──────── GIVEN RECORDS ────────

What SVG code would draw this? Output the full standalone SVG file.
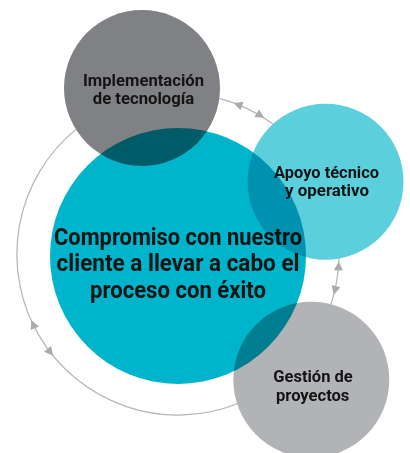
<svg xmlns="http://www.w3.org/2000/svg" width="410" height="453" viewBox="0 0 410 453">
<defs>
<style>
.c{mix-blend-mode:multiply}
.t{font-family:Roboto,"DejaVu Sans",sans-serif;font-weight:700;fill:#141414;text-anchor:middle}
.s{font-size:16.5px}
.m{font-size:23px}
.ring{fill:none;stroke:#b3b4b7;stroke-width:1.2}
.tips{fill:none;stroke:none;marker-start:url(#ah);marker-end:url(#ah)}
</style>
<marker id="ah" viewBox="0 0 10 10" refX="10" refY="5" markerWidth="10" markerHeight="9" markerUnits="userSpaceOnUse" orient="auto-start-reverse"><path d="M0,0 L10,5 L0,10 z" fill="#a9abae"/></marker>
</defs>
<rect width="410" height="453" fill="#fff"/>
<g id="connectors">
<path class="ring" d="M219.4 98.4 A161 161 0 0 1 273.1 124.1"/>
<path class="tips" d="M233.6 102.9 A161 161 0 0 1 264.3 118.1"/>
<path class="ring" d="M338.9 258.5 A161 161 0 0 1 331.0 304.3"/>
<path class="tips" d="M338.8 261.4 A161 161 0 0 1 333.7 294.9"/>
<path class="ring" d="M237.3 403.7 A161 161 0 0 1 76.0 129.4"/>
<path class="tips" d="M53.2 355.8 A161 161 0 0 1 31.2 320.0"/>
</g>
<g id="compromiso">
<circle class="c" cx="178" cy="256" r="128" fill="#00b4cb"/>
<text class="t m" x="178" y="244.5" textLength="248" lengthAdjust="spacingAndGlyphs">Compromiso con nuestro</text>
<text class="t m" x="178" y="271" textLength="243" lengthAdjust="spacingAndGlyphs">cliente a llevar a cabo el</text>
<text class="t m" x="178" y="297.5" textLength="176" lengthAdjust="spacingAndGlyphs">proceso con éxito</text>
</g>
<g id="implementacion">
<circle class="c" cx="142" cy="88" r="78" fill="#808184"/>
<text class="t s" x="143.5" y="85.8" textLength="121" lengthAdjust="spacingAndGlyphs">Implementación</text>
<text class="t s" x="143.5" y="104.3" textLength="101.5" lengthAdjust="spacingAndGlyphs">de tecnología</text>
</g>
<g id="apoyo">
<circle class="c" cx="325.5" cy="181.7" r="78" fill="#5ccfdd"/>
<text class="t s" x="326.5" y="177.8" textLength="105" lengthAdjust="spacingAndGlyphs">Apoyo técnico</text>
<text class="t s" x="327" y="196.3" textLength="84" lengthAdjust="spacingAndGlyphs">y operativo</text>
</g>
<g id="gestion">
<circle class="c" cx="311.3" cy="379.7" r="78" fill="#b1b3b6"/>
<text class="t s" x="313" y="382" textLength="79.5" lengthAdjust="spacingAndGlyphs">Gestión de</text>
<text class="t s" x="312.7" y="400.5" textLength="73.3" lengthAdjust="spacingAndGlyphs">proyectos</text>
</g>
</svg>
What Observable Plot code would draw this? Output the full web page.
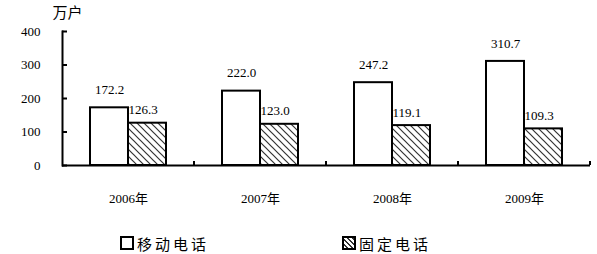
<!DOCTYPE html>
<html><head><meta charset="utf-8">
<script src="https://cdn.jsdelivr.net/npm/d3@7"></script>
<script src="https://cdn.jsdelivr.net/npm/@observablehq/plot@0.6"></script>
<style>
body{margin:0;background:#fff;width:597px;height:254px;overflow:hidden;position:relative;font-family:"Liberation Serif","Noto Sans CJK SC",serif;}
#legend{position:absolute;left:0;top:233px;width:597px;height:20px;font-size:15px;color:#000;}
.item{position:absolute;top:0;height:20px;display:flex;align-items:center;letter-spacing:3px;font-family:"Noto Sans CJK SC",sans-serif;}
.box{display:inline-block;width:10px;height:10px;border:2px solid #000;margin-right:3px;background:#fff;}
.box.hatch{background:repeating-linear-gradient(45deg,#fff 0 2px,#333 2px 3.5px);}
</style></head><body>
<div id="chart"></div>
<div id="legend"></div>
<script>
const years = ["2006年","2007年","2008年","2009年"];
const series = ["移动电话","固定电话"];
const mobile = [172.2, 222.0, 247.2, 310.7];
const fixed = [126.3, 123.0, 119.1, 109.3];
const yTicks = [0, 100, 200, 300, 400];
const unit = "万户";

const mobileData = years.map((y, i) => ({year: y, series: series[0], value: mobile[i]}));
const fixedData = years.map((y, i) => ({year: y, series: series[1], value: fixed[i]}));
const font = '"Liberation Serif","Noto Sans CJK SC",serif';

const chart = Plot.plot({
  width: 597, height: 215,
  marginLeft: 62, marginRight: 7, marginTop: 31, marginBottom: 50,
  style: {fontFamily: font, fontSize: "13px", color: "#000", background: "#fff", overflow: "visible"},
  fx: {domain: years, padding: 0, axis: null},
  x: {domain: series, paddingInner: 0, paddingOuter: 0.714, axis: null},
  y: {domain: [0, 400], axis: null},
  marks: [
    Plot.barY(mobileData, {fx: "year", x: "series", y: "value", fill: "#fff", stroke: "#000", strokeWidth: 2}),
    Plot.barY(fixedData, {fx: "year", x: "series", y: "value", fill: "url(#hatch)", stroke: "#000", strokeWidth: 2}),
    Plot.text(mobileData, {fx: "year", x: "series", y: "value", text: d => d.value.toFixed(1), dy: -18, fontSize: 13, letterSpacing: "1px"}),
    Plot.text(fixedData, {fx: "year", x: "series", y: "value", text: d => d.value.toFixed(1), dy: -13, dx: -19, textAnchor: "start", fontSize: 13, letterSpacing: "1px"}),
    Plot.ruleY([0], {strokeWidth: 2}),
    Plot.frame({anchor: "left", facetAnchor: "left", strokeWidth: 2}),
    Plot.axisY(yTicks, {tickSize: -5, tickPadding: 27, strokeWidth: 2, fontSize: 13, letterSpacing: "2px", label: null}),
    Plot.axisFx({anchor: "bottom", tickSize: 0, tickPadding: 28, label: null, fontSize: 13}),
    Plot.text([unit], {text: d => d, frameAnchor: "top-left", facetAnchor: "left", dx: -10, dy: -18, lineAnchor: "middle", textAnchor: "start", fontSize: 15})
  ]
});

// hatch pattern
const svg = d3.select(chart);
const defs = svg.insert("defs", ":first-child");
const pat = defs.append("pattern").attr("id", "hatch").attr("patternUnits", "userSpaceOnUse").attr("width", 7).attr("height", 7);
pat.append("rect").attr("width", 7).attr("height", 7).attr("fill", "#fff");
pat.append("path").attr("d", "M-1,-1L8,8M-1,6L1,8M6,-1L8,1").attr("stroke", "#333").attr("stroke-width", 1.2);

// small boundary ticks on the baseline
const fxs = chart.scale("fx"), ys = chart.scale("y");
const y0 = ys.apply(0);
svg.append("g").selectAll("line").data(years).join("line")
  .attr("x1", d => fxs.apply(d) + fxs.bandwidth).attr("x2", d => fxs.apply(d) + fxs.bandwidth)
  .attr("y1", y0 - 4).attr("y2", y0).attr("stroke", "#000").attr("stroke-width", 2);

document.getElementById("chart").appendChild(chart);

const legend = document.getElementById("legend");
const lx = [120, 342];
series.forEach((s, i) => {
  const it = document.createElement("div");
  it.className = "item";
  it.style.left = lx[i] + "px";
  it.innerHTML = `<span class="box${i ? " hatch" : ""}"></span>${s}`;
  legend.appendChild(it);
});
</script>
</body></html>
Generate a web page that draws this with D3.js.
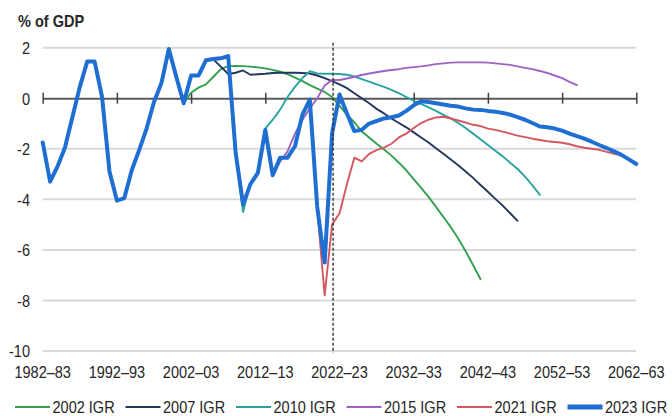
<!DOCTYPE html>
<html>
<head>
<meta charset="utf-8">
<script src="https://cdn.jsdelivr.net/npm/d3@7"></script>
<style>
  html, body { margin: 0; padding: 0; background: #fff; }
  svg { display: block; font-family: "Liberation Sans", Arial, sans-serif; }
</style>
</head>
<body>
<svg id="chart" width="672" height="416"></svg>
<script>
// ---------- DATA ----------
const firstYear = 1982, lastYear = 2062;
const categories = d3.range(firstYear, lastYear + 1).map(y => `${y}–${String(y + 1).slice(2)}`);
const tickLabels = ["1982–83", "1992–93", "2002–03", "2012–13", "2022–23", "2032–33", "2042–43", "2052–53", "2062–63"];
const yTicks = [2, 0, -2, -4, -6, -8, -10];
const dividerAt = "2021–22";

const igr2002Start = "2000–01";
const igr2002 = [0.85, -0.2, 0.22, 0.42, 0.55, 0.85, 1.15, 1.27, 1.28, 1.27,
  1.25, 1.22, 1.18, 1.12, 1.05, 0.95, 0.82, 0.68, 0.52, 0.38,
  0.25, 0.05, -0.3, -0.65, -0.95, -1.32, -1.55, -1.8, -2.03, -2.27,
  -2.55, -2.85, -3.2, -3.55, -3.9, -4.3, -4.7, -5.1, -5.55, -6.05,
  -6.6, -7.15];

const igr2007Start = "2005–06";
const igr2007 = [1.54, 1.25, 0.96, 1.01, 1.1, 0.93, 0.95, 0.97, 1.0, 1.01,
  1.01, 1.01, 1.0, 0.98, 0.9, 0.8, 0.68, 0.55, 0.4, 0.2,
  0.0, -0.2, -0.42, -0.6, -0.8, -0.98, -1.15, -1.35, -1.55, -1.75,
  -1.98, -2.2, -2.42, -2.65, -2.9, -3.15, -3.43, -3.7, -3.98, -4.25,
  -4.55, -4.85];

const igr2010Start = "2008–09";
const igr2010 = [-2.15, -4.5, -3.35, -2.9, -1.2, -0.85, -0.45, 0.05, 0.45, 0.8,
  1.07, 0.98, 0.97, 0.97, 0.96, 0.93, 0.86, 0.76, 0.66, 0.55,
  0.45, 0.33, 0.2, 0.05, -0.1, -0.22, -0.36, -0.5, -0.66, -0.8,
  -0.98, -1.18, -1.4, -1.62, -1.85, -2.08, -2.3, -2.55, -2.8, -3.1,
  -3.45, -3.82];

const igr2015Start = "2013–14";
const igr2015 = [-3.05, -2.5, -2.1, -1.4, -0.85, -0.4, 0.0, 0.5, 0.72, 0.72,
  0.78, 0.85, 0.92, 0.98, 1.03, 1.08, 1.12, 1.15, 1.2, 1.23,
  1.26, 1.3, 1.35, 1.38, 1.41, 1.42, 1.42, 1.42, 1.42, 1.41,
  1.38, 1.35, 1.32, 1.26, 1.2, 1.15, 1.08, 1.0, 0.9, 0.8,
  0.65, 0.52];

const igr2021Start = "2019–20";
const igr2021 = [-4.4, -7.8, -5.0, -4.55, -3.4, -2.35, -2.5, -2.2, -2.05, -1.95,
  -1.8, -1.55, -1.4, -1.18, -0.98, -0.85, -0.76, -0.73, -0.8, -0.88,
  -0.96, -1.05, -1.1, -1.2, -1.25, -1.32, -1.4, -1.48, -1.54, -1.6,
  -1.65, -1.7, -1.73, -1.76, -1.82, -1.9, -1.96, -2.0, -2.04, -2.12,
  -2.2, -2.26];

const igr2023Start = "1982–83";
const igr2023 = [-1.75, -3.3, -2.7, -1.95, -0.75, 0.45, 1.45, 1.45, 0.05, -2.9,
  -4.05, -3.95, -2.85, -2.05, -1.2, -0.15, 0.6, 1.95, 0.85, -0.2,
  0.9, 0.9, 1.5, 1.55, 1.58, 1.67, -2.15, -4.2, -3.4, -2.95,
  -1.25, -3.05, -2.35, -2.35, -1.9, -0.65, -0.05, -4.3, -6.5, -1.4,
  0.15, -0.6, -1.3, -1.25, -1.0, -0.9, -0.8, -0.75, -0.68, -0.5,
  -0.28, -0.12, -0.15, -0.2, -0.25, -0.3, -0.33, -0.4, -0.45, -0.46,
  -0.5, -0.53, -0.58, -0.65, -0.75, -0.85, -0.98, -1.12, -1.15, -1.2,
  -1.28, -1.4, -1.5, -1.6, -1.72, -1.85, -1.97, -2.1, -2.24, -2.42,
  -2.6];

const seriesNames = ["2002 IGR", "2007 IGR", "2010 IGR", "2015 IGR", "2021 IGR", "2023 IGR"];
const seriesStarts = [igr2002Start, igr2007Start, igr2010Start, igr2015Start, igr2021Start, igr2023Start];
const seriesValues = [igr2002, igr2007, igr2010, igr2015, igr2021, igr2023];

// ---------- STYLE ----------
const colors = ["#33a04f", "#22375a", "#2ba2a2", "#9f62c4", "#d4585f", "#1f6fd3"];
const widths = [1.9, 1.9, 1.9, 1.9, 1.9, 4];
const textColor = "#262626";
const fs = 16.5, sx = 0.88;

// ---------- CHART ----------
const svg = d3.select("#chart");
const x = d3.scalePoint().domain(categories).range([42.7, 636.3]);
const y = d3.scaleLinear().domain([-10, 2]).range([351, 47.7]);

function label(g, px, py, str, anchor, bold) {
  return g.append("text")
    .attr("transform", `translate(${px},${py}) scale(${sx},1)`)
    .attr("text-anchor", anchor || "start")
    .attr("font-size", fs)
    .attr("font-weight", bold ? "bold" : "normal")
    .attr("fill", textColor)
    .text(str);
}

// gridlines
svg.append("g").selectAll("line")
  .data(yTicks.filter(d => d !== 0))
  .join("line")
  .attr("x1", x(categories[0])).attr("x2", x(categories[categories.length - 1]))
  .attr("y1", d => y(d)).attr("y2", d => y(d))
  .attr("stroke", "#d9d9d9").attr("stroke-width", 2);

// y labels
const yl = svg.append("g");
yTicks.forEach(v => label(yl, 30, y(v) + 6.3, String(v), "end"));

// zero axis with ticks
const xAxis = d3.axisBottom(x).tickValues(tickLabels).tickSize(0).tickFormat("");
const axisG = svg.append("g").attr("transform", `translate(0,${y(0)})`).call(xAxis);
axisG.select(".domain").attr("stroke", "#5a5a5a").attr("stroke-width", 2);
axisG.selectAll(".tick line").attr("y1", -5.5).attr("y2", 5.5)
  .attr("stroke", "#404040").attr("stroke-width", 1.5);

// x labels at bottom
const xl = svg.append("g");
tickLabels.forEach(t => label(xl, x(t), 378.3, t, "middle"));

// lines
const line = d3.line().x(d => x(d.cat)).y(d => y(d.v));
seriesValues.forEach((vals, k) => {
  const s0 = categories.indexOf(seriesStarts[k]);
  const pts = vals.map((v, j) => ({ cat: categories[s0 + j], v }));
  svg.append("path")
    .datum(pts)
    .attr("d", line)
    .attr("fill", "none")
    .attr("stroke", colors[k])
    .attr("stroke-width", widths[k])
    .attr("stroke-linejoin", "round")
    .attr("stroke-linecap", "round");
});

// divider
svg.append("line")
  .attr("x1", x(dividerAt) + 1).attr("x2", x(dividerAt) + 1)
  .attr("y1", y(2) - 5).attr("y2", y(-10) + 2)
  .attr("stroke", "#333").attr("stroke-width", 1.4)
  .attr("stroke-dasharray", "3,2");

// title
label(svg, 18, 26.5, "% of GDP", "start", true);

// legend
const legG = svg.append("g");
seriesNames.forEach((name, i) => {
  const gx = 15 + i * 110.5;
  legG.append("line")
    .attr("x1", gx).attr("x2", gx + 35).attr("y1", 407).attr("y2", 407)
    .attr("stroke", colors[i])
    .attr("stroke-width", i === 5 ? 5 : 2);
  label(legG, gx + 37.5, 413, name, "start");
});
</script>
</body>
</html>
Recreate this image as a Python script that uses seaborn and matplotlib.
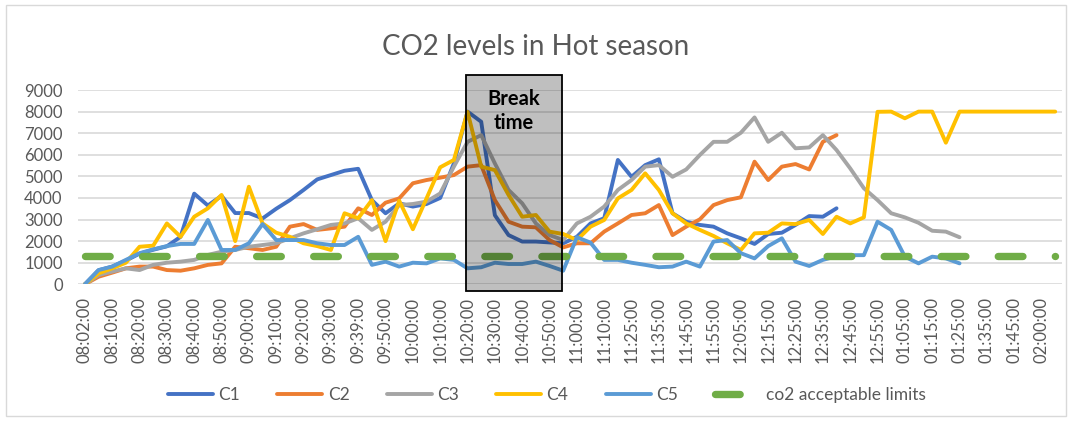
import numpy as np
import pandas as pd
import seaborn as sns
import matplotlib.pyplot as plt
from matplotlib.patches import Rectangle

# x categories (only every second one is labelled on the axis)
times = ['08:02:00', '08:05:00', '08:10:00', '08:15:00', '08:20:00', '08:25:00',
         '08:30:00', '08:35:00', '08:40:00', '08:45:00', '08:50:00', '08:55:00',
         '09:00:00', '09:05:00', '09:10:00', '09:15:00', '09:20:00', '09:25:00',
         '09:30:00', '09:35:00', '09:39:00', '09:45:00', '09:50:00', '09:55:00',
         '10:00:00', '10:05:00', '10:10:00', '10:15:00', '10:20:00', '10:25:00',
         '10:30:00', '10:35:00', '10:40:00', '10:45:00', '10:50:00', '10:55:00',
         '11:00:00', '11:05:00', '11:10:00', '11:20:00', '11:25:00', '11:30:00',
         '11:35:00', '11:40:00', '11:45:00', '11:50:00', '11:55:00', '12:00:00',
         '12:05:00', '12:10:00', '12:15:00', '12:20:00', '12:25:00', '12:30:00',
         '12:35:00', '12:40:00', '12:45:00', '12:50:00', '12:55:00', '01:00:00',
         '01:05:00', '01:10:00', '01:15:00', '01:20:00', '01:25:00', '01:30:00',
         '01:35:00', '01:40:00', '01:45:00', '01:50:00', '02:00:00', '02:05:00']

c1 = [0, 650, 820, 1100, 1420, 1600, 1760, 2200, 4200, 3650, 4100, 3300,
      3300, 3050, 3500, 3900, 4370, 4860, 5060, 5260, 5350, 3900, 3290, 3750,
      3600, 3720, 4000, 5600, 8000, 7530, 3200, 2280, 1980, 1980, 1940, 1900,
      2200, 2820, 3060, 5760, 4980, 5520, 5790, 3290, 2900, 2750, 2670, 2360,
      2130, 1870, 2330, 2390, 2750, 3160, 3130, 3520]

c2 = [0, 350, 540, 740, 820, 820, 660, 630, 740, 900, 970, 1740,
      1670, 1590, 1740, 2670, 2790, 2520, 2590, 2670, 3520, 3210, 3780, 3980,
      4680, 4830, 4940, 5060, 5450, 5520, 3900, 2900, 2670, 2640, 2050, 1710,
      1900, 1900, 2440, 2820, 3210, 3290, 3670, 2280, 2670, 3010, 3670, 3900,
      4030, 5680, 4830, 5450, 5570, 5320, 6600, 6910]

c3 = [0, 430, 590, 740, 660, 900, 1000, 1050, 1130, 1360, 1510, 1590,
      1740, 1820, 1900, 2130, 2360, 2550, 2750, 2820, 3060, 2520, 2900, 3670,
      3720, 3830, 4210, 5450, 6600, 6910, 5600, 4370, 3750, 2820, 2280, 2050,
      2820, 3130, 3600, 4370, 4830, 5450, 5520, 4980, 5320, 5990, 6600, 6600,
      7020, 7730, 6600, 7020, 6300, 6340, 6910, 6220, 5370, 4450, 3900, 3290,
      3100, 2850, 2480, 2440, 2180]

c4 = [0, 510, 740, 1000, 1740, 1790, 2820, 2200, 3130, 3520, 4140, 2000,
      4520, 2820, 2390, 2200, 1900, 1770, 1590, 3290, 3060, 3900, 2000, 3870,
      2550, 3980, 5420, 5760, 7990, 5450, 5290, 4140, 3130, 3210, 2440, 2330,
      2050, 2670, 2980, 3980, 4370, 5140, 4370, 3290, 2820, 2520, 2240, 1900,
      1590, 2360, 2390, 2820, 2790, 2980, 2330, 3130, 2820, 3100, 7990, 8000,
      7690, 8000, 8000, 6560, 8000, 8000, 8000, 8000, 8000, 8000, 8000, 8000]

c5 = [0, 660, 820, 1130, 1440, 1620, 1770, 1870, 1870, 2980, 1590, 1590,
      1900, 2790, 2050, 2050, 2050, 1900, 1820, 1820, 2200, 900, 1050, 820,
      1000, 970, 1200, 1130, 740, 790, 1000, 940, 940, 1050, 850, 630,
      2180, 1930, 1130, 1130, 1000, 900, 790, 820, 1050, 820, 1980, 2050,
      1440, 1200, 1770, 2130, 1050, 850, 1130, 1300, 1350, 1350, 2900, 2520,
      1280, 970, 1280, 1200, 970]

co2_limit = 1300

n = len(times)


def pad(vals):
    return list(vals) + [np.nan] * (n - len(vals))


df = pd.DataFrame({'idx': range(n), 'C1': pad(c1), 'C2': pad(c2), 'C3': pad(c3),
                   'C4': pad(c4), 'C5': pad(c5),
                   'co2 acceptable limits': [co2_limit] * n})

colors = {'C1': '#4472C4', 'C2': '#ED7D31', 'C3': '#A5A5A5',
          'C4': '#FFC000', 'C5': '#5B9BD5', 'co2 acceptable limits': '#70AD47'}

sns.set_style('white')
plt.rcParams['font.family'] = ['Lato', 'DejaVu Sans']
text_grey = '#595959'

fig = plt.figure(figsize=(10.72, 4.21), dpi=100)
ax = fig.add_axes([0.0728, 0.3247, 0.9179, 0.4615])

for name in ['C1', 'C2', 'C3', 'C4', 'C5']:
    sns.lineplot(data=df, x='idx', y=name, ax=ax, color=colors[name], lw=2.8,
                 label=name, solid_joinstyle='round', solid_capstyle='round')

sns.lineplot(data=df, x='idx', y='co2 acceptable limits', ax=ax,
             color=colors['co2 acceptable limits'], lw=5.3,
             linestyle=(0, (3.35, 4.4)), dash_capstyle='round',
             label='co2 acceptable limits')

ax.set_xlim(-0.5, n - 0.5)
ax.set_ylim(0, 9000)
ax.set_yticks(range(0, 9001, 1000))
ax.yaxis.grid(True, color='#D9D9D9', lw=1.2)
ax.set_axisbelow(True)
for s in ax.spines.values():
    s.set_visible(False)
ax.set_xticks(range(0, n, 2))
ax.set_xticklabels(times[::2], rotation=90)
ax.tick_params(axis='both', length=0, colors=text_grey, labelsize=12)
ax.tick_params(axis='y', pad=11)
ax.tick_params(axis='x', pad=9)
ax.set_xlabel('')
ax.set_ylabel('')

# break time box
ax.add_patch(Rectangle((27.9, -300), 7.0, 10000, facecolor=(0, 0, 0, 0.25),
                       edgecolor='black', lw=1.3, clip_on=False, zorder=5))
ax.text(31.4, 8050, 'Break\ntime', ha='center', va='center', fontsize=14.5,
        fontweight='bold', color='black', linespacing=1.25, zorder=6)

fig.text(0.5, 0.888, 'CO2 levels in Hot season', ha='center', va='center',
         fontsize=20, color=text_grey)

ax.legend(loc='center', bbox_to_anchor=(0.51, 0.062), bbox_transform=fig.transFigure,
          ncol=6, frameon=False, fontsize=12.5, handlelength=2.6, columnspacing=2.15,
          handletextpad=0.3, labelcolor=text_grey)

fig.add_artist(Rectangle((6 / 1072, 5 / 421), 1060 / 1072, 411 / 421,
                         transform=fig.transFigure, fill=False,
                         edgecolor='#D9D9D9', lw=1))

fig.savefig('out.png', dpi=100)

────────

| WHAT THE TASK ASKS |
Only the lines from "Recreate this image" through "from matplotlib.patches import Rectangle" should appear in your output, copied exactly with both end lines, and with no pictures.

| THE SOLUTION |
Recreate this image as a Python script that uses seaborn and matplotlib.
import numpy as np
import pandas as pd
import seaborn as sns
import matplotlib.pyplot as plt
from matplotlib.patches import Rectangle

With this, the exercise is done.